* **STATED EXERCISE**
Reproduce precisely the lines between the start of the data below and the line with "const yTicks = [0, 200, 400, 600, 800, 1000, 1200];", both included.

* **DATA EXTRACT**
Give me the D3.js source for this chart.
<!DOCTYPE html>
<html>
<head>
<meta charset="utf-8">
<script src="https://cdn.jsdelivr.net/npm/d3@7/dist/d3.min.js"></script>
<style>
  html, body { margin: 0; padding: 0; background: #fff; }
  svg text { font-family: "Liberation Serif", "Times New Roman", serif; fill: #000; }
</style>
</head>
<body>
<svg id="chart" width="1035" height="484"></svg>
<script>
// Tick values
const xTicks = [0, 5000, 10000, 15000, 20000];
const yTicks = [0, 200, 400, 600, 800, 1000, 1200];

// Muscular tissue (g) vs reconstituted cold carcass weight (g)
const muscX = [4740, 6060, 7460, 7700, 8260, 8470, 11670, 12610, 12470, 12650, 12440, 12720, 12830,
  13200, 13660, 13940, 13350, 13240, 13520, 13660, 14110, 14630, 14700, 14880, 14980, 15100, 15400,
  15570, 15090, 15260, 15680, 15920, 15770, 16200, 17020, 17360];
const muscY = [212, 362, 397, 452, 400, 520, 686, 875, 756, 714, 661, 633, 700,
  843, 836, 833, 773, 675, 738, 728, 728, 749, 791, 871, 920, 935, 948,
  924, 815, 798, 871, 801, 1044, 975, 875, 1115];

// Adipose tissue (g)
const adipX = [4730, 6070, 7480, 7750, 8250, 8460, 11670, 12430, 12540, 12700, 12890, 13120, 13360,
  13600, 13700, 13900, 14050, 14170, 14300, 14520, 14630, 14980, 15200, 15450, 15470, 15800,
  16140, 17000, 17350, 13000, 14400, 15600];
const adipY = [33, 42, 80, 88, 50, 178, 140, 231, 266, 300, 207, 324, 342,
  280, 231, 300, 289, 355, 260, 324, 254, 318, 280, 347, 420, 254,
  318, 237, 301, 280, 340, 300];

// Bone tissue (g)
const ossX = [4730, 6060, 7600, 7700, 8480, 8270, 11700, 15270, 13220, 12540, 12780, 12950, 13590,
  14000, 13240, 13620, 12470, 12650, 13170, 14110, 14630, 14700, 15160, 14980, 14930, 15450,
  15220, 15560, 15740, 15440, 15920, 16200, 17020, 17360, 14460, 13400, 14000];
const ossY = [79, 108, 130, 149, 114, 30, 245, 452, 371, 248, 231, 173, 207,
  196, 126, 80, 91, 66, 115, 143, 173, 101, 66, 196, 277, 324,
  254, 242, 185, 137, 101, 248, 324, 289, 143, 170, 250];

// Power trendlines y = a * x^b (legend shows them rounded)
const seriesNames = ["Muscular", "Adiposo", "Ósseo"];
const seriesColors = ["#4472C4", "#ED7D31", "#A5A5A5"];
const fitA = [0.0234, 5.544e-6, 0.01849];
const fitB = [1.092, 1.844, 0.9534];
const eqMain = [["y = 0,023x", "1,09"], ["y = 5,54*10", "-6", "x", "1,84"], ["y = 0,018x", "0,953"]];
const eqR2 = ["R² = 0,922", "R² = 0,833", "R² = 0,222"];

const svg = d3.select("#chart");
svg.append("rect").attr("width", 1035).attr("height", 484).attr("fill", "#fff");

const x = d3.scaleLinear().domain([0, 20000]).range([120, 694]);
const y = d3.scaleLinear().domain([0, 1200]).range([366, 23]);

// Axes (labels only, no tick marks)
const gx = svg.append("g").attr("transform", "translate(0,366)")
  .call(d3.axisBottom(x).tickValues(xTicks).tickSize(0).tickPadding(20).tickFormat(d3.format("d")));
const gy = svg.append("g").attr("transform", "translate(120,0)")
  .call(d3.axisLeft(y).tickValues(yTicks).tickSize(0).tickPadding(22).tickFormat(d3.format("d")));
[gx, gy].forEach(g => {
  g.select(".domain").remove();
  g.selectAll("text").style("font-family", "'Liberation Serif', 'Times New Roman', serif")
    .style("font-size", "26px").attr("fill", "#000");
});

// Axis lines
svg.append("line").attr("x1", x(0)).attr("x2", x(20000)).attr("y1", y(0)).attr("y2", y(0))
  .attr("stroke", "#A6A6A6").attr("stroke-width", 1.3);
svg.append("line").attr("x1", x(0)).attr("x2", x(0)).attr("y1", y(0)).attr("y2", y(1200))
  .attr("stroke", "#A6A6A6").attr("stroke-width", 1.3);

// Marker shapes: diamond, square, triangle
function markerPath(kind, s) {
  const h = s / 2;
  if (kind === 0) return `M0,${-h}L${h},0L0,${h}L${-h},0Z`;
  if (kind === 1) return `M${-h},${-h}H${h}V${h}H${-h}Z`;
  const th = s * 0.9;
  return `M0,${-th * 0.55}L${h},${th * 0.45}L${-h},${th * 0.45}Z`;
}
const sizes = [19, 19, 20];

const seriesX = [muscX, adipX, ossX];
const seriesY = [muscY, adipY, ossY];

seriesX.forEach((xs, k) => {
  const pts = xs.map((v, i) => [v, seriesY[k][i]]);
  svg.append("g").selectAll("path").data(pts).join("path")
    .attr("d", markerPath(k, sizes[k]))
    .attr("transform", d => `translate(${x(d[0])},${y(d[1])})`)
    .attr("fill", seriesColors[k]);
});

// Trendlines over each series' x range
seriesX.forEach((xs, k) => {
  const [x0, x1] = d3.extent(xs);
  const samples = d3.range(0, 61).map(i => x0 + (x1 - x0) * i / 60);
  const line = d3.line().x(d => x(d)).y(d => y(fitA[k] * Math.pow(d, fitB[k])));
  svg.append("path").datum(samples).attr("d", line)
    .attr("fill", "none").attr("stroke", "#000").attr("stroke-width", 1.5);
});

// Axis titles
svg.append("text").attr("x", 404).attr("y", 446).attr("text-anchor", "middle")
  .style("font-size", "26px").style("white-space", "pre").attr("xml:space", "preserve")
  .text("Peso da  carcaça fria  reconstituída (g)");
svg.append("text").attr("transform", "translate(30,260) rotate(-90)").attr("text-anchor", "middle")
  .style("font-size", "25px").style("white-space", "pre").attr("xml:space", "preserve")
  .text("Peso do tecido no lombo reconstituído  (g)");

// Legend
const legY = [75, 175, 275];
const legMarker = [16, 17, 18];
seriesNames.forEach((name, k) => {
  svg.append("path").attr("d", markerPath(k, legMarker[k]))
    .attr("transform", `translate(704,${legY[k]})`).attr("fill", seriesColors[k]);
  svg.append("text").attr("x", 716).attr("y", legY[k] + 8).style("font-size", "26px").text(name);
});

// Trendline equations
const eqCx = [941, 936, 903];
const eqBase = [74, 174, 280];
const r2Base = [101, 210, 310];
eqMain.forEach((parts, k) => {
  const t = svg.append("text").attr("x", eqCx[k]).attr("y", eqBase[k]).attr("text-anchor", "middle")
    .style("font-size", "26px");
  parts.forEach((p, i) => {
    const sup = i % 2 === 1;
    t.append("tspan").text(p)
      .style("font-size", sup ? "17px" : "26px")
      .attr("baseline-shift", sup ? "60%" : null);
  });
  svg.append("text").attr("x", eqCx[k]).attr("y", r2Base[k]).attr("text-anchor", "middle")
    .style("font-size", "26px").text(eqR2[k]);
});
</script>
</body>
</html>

* **FULL SOLUTION**
Give me the D3.js source for this chart.
<!DOCTYPE html>
<html>
<head>
<meta charset="utf-8">
<script src="https://cdn.jsdelivr.net/npm/d3@7/dist/d3.min.js"></script>
<style>
  html, body { margin: 0; padding: 0; background: #fff; }
  svg text { font-family: "Liberation Serif", "Times New Roman", serif; fill: #000; }
</style>
</head>
<body>
<svg id="chart" width="1035" height="484"></svg>
<script>
// Tick values
const xTicks = [0, 5000, 10000, 15000, 20000];
const yTicks = [0, 200, 400, 600, 800, 1000, 1200];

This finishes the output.